From the listing below, pull out the lines that hold "Generate".

— begin Data lines —

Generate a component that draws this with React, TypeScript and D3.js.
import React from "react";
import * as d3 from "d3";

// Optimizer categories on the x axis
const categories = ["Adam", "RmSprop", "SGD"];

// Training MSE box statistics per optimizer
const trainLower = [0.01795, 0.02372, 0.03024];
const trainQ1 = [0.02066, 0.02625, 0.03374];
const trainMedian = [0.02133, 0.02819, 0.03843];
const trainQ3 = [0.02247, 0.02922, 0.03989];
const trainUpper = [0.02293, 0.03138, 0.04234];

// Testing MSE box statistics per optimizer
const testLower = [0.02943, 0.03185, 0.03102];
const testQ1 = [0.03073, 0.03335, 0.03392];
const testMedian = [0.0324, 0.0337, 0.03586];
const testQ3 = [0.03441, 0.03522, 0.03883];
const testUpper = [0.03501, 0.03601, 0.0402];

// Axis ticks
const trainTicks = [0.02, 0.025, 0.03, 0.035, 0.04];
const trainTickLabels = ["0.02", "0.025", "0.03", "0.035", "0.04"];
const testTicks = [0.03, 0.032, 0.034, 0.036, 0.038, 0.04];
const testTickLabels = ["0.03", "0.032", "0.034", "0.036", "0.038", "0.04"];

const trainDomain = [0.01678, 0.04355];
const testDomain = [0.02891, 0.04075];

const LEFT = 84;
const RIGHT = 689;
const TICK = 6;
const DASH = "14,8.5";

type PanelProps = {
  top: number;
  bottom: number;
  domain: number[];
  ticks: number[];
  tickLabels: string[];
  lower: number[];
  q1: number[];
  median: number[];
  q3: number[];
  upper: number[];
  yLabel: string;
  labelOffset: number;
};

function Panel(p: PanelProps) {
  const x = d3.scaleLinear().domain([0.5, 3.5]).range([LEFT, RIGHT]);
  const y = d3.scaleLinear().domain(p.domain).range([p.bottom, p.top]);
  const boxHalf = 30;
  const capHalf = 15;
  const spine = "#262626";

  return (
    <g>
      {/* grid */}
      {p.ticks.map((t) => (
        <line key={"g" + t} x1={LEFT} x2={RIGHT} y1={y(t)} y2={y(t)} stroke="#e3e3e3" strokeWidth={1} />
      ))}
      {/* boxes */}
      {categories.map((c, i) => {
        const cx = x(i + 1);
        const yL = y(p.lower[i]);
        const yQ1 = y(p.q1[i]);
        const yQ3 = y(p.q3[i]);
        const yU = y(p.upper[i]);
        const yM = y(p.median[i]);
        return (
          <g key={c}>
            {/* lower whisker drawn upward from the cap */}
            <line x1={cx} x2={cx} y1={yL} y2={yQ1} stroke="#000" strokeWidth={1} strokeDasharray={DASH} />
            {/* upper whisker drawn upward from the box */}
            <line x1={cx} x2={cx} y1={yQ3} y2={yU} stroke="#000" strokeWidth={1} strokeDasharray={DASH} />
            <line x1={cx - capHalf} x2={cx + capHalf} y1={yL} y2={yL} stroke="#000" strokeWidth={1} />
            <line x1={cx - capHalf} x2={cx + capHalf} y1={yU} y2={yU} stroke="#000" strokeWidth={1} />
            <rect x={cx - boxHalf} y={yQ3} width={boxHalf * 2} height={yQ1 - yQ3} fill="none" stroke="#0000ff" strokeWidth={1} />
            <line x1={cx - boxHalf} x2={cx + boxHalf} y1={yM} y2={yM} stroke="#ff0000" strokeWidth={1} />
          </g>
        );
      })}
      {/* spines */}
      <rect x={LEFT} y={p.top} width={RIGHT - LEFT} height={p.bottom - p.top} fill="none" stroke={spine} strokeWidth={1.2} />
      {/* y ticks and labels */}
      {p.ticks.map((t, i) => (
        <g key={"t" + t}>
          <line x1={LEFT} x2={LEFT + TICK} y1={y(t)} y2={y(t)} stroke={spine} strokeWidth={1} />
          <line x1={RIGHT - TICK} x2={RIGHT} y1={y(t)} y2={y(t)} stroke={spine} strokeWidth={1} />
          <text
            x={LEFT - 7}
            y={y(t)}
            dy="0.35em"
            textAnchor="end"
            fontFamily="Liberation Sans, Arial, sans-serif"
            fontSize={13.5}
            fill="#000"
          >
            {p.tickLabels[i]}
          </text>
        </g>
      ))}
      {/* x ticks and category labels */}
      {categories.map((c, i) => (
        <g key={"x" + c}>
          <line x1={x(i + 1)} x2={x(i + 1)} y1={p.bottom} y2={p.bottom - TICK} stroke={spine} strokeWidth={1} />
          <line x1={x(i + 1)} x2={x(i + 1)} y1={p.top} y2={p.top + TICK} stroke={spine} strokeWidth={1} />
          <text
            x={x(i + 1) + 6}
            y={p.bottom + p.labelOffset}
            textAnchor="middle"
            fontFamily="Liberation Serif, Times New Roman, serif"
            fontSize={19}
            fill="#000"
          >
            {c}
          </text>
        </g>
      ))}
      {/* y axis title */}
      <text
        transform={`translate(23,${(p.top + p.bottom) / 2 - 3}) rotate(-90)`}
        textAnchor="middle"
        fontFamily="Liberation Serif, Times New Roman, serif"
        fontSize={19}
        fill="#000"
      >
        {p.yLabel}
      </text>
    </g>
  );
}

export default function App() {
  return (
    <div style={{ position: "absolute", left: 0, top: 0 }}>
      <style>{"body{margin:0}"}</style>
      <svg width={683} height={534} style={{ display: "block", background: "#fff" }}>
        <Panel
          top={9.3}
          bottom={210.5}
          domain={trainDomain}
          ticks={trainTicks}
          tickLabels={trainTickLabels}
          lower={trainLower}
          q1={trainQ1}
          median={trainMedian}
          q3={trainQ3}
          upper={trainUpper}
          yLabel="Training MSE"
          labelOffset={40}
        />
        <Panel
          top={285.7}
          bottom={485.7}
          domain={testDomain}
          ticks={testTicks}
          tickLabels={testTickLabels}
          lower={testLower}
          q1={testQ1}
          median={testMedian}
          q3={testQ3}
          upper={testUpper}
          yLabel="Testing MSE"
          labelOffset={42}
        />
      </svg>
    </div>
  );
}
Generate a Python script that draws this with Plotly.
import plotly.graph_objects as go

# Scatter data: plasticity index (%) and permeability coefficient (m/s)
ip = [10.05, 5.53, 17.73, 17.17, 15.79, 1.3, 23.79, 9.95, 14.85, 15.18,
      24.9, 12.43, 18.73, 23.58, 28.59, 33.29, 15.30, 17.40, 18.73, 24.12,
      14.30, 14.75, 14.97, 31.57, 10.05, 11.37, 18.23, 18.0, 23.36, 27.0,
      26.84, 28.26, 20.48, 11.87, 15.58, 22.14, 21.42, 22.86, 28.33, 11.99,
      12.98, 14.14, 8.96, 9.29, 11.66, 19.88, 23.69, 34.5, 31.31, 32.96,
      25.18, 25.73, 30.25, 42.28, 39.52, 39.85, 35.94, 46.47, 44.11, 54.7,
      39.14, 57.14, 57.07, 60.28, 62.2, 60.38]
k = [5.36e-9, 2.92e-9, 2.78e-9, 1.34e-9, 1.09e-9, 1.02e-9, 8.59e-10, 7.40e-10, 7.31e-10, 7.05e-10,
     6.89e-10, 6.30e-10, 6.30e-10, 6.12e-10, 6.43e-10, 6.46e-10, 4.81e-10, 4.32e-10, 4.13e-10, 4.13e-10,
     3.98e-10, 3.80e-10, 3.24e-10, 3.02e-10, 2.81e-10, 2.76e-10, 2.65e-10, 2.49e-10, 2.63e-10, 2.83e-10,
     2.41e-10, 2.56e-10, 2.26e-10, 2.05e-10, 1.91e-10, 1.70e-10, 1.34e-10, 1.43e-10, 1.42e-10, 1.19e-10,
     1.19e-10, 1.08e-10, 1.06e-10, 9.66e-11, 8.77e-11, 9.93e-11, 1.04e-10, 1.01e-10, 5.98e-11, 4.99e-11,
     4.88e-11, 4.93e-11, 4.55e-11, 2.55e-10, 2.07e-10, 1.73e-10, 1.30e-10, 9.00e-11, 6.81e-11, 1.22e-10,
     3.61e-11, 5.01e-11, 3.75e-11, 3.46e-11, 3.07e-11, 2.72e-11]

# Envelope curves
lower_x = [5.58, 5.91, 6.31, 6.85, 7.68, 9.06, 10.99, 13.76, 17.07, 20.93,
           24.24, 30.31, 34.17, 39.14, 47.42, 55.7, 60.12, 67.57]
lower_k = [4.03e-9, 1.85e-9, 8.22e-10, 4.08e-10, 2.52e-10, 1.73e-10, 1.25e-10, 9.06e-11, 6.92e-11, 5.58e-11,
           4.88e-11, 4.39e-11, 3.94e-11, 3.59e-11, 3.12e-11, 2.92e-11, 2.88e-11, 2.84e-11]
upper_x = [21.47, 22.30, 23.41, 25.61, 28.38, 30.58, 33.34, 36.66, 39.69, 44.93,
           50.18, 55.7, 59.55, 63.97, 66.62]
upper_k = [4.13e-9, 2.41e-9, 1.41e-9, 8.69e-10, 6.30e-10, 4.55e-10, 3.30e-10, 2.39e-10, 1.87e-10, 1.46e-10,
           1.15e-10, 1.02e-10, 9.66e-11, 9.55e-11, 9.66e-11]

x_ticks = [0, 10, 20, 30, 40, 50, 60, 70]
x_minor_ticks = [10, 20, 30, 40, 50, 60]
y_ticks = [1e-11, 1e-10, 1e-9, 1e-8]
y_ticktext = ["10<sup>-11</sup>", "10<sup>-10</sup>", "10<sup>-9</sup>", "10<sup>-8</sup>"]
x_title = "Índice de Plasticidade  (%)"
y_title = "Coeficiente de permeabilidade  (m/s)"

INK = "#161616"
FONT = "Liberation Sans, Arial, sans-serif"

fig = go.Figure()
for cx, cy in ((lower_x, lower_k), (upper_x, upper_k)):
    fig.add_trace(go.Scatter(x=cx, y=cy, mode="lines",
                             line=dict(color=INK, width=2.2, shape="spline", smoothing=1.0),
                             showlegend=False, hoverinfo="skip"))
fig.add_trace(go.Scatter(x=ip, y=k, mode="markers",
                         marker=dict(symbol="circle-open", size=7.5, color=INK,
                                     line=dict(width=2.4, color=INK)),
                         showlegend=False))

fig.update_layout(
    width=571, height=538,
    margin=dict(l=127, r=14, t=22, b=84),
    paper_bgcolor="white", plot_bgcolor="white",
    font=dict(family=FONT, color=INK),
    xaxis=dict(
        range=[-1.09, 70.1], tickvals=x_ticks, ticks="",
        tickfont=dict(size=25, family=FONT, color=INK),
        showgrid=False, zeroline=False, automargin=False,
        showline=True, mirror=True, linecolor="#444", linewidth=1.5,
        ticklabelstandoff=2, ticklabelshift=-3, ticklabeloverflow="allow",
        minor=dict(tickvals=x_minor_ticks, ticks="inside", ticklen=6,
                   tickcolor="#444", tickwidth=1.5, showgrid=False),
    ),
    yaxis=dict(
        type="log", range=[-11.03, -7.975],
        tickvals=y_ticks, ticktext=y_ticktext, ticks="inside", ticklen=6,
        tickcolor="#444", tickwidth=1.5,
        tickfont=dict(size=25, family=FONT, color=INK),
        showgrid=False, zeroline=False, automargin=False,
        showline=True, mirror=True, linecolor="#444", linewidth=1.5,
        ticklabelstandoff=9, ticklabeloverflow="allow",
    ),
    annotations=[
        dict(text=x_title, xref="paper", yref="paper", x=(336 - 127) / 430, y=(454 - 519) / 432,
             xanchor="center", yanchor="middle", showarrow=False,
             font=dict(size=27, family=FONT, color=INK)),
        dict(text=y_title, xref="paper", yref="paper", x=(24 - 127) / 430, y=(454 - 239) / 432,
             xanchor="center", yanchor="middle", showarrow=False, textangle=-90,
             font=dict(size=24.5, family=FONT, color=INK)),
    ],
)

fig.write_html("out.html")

— end Data lines —

Result of the exercise>
Generate a component that draws this with React, TypeScript and D3.js.
Generate a Python script that draws this with Plotly.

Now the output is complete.